Gerakan Transportasi Indonesia Hening: Pengaruh Aturan Royalti Lagu pada Layanan Bus
Beberapa hari terakhir, sejumlah perusahaan otobus (PO) di Indonesia mengambil langkah yang mengejutkan dengan menghentikan pemutaran musik dalam layanan bus AKAP. Gerakan ini dikenal sebagai “Transportasi Indonesia Hening” dan telah memicu banyak pertanyaan dari para penumpang maupun pengamat transportasi.
Pemutaran musik yang biasanya menjadi bagian dari pengalaman berkendara kini tidak lagi tersedia. Hal ini disebabkan oleh polemik terkait royalti lagu yang terkait dengan Peraturan Pemerintah Nomor 56 Tahun 2021 tentang Pengelolaan Royalti Hak Cipta Lagu dan/atau Musik. Regulasi tersebut dinilai tidak transparan dan belum adil oleh sejumlah musisi, sehingga memicu protes dan tindakan dari berbagai pihak.

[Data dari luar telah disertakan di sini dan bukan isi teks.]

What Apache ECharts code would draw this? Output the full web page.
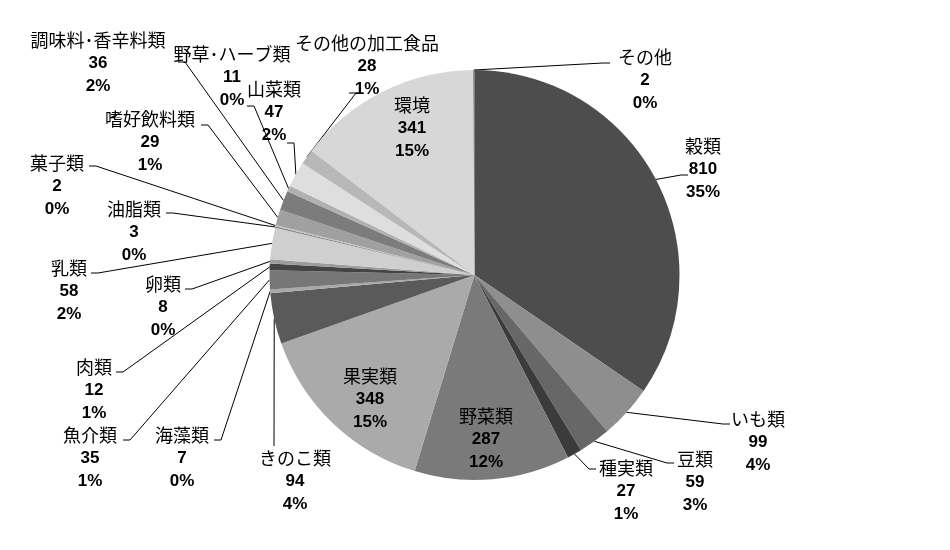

Gibran, Sekretaris Jenderal Busmania, menjelaskan bahwa gerakan ini memiliki dampak signifikan terhadap layanan bus yang sering kali mempromosikan fitur hiburan untuk penumpang. Menurutnya, regulasi yang ada menyebabkan masalah terkait penggunaan fitur audio video yang biasanya digunakan untuk memutar lagu atau film selama perjalanan.
“Setelah saya perhatikan, pertanyaannya kalau merujuk dari UU No. 28 Tahun 2014 tentang Hak Cipta dan PP No. 56 Tahun 2021 yang ujung pangkal sengketa, berarti fitur-fitur audio video yang disajikan kepada penumpang yang jadi permasalahan sehingga menimbulkan gerakan tersebut,” ujar Gibran.
Fitur-fitur seperti layar AVOD, center TV, speaker, dan fasilitas karaoke yang biasanya menjadi andalan bus kini harus dihentikan sementara. Menurut Gibran, fitur tersebut akan tetap bisa digunakan, namun hanya untuk informasi fasilitas PO bus, pengumuman kepada penumpang, dan instruksi keselamatan.
Terkait apakah ketidakhadiran fitur tersebut akan memberikan pengalaman berbeda bagi penumpang, menurut Gibran, hal itu sangat tergantung pada individu penumpang. Beberapa mungkin merasa kehilangan karena pemutaran musik atau film di kabin juga ada yang menikmati, sementara yang lain lebih suka suasana yang senyap agar bisa istirahat.
Dampak pada Pengalaman Penumpang
Perubahan ini tentu membawa dampak pada pengalaman penumpang. Bagi sebagian orang, keheningan bisa menjadi hal yang menyenangkan, terutama jika mereka ingin beristirahat atau fokus pada pekerjaan. Namun, bagi yang terbiasa mendengarkan musik atau menonton film selama perjalanan, keheningan ini bisa terasa kurang nyaman.
Selain itu, kebijakan ini juga memicu diskusi tentang hak cipta dan tanggung jawab perusahaan dalam menggunakan musik atau konten lainnya. Banyak pihak mulai mempertanyakan apakah sistem distribusi royalti yang ada sudah cukup adil dan transparan, serta bagaimana solusi yang bisa diberikan untuk menghindari konflik serupa di masa depan.
Komentar dari Pengamat
Para pengamat transportasi dan musisi sepakat bahwa regulasi yang ada perlu dievaluasi lebih lanjut. Mereka menilai bahwa aturan yang terlalu ketat bisa menghambat inovasi dan pengembangan layanan transportasi, terutama dalam hal hiburan dan kenyamanan penumpang.
Dalam hal ini, perusahaan otobus juga diharapkan bisa mencari alternatif lain untuk tetap memberikan pengalaman yang baik bagi penumpang tanpa melanggar aturan. Misalnya, dengan menyediakan playlist musik yang bebas royalti atau menghadirkan acara hiburan lain yang tidak memerlukan lisensi.
Gerakan Transportasi Indonesia Hening ini tidak hanya menjadi isu hiburan, tetapi juga menjadi momok bagi perusahaan otobus yang harus segera menemukan solusi yang seimbang antara kepatuhan hukum dan kenyamanan penumpang.